■ GIVEN REQUEST ■
Pictures stay out of the copy. Please reproduce only the lines between the one holding "Write the React, TypeScript" and the one holding "Chart.register(...registerables);", inclusive.
** START INPUT **
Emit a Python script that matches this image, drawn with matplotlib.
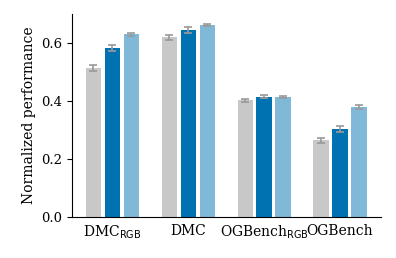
** END INPUT **
** START INPUT **
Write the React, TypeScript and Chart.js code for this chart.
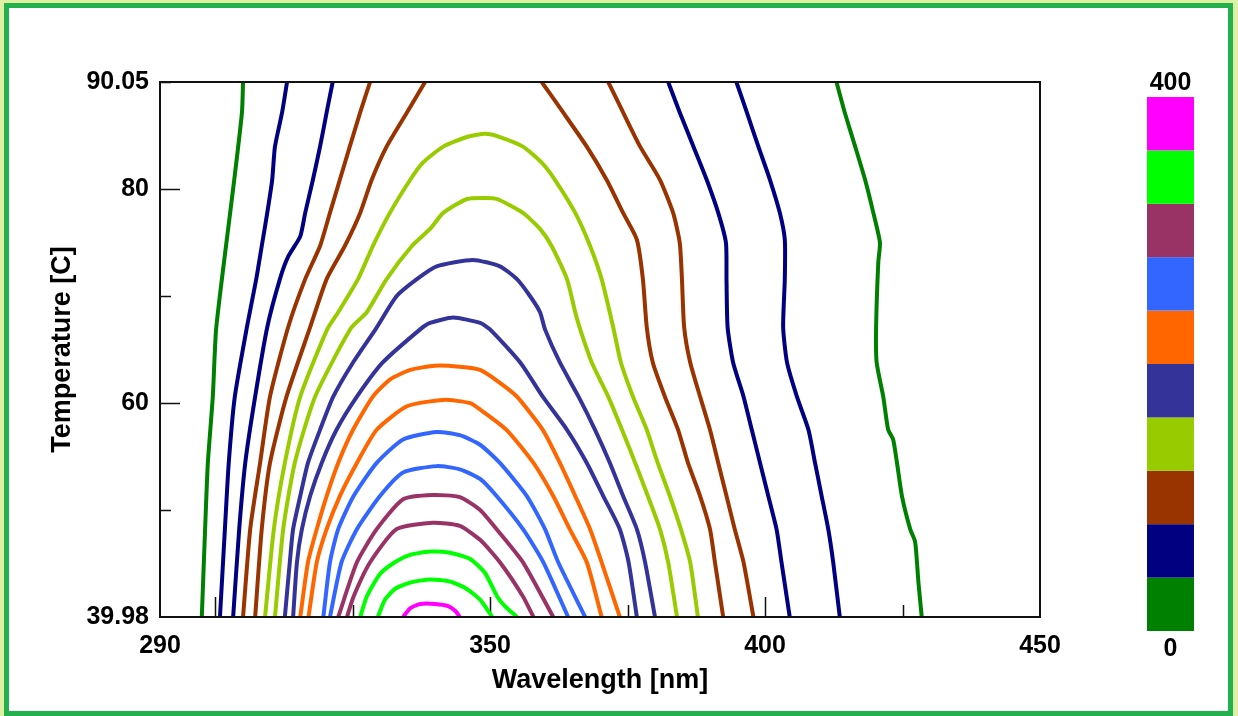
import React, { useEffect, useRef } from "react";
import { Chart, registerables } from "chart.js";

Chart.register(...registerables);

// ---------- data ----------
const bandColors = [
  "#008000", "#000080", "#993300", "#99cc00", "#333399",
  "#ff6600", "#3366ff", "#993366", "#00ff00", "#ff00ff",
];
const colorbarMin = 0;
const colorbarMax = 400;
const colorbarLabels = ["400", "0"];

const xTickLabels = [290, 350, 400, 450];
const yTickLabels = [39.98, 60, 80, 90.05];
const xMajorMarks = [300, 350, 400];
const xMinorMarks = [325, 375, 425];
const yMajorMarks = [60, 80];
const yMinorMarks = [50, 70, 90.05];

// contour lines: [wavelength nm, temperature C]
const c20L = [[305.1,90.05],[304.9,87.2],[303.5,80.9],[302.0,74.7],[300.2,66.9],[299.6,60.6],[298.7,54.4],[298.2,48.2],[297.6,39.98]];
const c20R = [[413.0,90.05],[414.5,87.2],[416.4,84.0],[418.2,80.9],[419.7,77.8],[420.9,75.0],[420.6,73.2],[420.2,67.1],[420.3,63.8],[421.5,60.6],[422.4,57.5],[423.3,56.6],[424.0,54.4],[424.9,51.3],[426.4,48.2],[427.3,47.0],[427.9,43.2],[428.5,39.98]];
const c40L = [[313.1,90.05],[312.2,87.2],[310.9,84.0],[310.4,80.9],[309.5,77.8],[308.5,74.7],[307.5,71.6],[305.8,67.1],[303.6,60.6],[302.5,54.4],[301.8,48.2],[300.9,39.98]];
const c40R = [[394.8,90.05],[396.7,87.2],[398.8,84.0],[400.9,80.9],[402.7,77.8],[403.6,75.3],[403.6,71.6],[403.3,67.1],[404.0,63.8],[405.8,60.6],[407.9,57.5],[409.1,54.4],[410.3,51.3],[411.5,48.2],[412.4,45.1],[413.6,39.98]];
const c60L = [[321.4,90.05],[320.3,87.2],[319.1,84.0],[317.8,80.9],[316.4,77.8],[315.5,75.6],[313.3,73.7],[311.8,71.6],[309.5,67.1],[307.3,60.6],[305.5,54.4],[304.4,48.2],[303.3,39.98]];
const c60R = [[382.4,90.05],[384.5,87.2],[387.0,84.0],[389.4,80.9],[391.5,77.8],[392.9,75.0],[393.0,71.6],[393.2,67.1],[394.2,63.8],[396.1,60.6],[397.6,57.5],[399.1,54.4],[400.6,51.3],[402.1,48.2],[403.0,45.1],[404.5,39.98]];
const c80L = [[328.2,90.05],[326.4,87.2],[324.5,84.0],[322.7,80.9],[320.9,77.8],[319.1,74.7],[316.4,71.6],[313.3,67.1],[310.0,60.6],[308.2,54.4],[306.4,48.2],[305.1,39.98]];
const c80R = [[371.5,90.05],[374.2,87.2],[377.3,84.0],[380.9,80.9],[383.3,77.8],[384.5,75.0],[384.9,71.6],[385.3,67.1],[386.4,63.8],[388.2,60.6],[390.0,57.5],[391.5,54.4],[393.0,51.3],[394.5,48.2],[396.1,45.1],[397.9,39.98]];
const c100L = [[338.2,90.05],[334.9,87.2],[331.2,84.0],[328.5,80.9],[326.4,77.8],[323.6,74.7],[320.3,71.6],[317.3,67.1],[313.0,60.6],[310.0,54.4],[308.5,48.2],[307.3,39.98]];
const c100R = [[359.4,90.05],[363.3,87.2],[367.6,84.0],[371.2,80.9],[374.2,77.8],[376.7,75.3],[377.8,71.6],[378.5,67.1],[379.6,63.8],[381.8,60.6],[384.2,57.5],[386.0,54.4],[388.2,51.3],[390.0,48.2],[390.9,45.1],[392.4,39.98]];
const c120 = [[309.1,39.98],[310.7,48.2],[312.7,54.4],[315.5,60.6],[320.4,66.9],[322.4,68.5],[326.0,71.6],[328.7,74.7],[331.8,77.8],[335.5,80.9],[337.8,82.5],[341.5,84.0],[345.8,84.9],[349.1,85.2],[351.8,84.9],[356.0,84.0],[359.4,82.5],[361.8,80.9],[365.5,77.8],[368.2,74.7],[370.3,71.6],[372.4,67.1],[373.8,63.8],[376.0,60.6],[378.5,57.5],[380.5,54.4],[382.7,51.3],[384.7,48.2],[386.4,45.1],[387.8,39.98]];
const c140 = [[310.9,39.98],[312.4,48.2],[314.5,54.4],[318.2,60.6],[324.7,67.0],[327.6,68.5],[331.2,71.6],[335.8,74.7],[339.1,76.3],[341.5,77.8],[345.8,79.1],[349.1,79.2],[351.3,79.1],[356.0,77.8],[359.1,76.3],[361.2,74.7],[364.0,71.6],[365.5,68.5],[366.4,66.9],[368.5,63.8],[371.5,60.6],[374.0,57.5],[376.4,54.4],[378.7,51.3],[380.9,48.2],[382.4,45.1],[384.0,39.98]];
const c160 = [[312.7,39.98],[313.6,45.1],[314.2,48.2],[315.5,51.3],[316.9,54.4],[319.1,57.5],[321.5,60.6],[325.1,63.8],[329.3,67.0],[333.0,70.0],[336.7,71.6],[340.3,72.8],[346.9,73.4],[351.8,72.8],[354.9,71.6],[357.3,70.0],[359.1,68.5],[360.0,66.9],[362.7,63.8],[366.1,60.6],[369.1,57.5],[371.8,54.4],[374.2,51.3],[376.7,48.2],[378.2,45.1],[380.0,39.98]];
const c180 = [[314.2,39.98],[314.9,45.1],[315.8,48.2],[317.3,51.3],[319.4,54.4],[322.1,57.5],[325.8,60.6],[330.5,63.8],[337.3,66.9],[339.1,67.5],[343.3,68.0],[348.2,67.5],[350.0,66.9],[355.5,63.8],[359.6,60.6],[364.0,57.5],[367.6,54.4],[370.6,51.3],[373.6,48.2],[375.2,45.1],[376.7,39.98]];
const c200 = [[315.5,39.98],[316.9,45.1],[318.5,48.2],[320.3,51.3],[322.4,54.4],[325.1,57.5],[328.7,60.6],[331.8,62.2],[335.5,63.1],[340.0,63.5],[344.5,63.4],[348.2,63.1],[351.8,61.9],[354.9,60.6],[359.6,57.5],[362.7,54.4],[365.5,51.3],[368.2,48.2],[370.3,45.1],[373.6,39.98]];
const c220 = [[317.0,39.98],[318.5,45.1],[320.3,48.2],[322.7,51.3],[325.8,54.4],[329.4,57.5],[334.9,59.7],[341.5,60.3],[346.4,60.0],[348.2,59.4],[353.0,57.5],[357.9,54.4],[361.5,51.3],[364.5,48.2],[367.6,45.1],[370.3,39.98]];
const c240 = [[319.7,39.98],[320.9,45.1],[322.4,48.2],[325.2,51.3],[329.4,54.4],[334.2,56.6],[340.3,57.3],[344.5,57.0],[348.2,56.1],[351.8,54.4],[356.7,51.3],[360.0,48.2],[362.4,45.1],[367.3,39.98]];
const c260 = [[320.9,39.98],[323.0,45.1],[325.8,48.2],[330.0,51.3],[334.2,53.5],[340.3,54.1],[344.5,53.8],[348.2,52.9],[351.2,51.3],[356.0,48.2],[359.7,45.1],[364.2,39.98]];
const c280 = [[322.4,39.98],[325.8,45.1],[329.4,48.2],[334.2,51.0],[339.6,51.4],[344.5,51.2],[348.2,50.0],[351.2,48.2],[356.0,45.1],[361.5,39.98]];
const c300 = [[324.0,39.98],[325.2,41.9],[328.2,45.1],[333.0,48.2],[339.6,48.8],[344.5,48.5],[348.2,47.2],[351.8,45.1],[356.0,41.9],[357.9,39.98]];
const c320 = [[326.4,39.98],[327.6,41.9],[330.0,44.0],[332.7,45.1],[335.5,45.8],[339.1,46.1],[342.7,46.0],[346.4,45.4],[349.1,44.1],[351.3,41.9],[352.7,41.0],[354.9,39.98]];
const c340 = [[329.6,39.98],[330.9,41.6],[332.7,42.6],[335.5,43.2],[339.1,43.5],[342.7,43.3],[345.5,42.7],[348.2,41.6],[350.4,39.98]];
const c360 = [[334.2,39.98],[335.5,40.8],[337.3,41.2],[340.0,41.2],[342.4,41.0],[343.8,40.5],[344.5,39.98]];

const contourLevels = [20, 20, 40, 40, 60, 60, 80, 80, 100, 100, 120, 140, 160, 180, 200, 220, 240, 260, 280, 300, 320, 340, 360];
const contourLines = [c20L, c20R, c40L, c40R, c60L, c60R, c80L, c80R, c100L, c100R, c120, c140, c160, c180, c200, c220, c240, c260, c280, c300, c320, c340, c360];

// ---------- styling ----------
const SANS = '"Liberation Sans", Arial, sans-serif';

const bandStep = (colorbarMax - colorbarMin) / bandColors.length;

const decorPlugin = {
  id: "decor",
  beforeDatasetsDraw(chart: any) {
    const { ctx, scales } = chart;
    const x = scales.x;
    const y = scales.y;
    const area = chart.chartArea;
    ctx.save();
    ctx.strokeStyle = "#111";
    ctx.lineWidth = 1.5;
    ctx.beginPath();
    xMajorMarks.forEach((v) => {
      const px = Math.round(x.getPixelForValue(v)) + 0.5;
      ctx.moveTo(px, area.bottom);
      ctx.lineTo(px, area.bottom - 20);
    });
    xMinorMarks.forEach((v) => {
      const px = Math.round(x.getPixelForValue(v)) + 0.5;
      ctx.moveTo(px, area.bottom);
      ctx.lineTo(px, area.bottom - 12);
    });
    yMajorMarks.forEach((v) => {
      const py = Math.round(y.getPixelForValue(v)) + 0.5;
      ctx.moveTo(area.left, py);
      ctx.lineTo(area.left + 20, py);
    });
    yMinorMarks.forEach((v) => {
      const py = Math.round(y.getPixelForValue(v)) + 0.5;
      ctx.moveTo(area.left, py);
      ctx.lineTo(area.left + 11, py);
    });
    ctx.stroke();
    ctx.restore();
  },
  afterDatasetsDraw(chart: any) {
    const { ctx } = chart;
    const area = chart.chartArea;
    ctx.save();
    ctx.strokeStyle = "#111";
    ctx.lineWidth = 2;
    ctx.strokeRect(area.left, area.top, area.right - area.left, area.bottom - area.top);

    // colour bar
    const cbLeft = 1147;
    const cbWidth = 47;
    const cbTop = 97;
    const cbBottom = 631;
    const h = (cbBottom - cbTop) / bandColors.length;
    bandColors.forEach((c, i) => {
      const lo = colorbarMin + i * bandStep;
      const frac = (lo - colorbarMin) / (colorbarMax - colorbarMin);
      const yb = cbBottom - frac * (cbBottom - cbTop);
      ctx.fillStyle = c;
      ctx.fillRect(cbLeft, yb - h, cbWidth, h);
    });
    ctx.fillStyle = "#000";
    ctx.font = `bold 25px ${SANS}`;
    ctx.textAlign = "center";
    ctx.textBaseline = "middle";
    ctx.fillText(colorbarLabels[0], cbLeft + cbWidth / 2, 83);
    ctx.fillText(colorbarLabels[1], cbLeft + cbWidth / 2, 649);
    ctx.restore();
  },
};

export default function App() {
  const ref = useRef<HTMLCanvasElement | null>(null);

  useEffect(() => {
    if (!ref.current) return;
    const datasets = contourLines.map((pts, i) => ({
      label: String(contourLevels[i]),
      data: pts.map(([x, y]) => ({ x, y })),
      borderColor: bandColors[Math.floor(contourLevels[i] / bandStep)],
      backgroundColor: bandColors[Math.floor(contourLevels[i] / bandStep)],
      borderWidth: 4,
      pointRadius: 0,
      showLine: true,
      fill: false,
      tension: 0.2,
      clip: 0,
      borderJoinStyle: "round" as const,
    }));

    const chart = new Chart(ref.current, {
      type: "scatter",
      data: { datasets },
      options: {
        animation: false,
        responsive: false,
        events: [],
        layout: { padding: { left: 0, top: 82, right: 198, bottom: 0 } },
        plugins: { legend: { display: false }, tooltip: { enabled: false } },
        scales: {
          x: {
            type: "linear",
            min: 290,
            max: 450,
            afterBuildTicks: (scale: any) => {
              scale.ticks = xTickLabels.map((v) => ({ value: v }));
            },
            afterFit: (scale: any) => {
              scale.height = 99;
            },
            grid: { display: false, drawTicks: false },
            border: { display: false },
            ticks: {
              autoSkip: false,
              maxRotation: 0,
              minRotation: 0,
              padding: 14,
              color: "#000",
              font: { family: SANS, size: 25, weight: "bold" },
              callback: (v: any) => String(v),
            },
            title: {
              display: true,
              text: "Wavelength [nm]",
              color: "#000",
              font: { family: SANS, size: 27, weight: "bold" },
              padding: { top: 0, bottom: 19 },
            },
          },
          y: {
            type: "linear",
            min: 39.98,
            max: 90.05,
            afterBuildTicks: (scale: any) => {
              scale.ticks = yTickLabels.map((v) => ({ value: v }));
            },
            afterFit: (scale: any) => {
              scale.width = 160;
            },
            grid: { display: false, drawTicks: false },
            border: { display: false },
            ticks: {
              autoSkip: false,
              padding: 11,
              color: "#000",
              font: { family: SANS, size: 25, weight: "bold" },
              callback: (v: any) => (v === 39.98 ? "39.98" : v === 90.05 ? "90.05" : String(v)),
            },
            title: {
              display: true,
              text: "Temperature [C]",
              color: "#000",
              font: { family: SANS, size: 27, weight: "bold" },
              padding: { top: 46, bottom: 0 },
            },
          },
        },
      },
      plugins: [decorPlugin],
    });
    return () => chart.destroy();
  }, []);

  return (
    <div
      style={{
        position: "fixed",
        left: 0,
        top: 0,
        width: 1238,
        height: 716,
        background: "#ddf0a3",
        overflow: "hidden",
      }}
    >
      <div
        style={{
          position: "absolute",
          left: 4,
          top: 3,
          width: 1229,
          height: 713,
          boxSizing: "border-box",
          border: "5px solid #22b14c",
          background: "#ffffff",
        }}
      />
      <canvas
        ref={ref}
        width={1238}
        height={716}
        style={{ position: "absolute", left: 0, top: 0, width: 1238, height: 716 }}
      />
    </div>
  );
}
** END INPUT **
■ EXERCISE SOLUTION ■
Write the React, TypeScript and Chart.js code for this chart.
import React, { useEffect, useRef } from "react";
import { Chart, registerables } from "chart.js";

Chart.register(...registerables);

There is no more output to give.